Granite that endures—and grumbles
The mother church does not "soar"; it has simply been there since your grandparents were baptised and now leans a fraction north after the 2018 storm. Slide into the third pew from the choir and the left-hand plank will squeak in the identical spot it has greeted sinners for a century. Side-chapels to St Sebastian and Our Lady of Remedios operate as informal passport control: fail to offer three words to the man on the wall and you are stamped "outsider" on the spot. The granite is not "slow-ageing grey"; it exfoliates, blisters with quartz and, if you tap it with a coin, answers with the brittle chime of cracked glass.
Festivals that outgrow the street
Yes, the calendar kicks off with Papas de Sarrabulho—blood-and-cumin porridge—but the trick is Dona Odete's two-day-old cornbread, torn by hand so it doesn't "kill" the broth. January air slices your breath, so wear the thickest jumper and don't complain about the cushionless bench. On São Bartolomeu de Cavez's pilgrimage day even the cats walk in pairs: cousins you were certain lived in Porto materialise, former lovers feign amnesia, and the only roast kid worth the name is from Sr Aníbal's oven—ask for the leg, which he keeps under a cloth for latecomers.
At table—no garnish required
Rojão has never seen a marinade. It is the Lopes family's hind leg, salted at dawn the day before, then fried in lard until the rind is parched and the interior still drips. Eat it with your fingers, mop the fat with rye bread from Padaria do Fundão—still half-baking when you pass at seven—and remember plate-wiping is compulsory. Dona Lurdes' toucinho-do-céu is a custard square so shamelessly rich it could make the dead covetous: damp pastry, yolk oozing like molten gold, cinnamon haunting the kitchen for 72 hours. The local vinho verde is white, from Sr Arlindo's back garden, drawn from five-litre garrafões into water glasses. Wince at the acidity and he'll remind you he doesn't do halves.

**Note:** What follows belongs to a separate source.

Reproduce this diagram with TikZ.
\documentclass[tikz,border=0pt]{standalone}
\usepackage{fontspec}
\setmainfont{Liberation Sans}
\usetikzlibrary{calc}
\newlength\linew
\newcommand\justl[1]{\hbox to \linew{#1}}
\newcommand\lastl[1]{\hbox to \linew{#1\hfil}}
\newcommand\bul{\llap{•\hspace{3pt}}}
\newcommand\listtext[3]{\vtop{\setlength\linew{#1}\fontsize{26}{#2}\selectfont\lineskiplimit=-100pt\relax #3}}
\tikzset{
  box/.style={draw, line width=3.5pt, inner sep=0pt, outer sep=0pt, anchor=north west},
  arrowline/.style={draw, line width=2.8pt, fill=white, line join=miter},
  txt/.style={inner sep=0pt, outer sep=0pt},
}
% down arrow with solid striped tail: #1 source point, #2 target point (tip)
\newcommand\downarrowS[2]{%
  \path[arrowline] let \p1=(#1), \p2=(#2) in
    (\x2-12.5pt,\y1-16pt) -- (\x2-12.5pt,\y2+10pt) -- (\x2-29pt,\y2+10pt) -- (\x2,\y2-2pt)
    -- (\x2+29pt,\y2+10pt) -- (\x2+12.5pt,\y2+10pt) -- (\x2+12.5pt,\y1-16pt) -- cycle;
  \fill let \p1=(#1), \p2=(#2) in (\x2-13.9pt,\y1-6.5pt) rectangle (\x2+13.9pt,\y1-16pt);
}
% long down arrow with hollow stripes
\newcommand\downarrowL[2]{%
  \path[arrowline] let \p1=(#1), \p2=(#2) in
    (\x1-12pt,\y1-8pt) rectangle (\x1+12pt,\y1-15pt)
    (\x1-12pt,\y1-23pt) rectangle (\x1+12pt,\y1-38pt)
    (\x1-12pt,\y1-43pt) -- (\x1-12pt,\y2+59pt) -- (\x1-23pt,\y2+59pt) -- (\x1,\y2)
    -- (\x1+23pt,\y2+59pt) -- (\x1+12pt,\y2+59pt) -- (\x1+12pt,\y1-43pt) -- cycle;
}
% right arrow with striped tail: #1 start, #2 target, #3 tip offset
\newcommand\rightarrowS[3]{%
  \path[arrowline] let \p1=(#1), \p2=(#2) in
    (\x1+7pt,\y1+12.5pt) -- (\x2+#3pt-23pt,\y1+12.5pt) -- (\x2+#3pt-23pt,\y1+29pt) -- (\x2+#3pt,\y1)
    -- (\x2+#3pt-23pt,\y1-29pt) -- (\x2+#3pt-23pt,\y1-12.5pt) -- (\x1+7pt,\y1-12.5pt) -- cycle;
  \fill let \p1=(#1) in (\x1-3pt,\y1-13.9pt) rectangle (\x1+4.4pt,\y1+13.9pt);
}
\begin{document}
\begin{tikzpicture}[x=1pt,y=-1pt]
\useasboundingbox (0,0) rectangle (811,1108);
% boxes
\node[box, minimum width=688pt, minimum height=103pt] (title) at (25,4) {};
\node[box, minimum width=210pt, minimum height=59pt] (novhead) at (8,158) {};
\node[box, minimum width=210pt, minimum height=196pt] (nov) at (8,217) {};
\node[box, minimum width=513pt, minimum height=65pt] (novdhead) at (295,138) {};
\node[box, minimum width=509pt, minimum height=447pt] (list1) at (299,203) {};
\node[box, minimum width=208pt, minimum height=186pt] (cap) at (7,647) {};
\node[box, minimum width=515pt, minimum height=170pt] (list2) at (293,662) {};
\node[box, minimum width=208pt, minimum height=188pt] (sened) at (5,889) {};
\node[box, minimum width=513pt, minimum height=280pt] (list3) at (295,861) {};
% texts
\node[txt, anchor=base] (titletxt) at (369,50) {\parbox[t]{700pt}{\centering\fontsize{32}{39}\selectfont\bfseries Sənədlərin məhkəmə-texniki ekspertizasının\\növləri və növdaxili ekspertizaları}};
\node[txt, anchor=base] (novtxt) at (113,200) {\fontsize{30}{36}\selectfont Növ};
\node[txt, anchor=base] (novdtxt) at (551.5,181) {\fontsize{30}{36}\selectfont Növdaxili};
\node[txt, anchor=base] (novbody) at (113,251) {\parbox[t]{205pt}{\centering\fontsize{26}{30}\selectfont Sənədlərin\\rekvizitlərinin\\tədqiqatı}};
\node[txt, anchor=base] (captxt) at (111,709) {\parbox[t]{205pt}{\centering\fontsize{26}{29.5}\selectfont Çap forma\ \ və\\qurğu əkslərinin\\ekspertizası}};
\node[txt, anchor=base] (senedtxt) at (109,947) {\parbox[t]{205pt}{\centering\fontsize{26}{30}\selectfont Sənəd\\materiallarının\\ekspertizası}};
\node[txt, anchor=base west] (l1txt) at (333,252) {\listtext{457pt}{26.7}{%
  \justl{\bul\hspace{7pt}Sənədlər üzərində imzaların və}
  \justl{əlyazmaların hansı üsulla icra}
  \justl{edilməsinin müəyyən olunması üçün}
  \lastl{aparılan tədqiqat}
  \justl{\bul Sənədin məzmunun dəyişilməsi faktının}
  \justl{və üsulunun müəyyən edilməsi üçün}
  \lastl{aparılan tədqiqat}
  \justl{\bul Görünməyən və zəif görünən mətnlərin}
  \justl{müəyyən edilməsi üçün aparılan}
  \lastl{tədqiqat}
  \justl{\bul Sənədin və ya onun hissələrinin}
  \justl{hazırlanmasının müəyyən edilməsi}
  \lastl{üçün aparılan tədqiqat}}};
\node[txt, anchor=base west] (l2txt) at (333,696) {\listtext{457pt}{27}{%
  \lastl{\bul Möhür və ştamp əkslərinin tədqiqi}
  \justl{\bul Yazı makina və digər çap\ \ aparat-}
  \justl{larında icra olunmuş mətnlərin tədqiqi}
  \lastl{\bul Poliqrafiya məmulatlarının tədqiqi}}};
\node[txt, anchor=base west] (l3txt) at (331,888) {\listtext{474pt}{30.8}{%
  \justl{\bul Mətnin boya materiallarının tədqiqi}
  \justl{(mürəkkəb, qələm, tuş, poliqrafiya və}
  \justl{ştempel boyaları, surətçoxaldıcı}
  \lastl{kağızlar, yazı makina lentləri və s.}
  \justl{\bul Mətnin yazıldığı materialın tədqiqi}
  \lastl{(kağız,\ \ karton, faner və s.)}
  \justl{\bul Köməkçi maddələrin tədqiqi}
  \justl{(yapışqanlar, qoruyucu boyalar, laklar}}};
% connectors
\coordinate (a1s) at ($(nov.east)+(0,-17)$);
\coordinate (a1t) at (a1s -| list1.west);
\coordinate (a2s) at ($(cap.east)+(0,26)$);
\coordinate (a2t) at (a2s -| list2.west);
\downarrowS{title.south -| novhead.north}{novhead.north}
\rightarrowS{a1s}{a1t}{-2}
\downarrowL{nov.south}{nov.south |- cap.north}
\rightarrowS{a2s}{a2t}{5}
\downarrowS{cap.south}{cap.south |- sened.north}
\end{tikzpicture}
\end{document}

Footpaths—bring water and common sense
No signposts, no QR codes, no salvation. Start at the wayside cross, drop to the Poço stream, climb past Dona Emília's washing wall, then follow the stone terrace until you reach the bend where Zé Grande's dog barked at the postman for three decades. Hit the Cavez water-mill and you've overshot; spot the Americano's vineyard and you're lost. Pack a bottle, a hunk of broa, and whatever you do, engage Sr Jacinto after 11 a.m.—he will lecture you on grapes until dusk and then insist you admire his grandson's graduation photos.
When the sun slips behind Viso the smoke lifts again, scenting the air exactly as it did at dawn, only now laced with the caldo verde Dona Idalina is stirring in her yard. The village does not "retire"; it simply shuts the door, lowers its voice and lets the dog decide if you're trustworthy. If you're still on the street at ten you'll hear the bar gate creak as Sr Joaquim fetches his last fino. By then you understand: Faia is not a place you "visit"; it is a place you stay—even if only until the 06:00 bus, boarding with warm genoise tucked under your arm.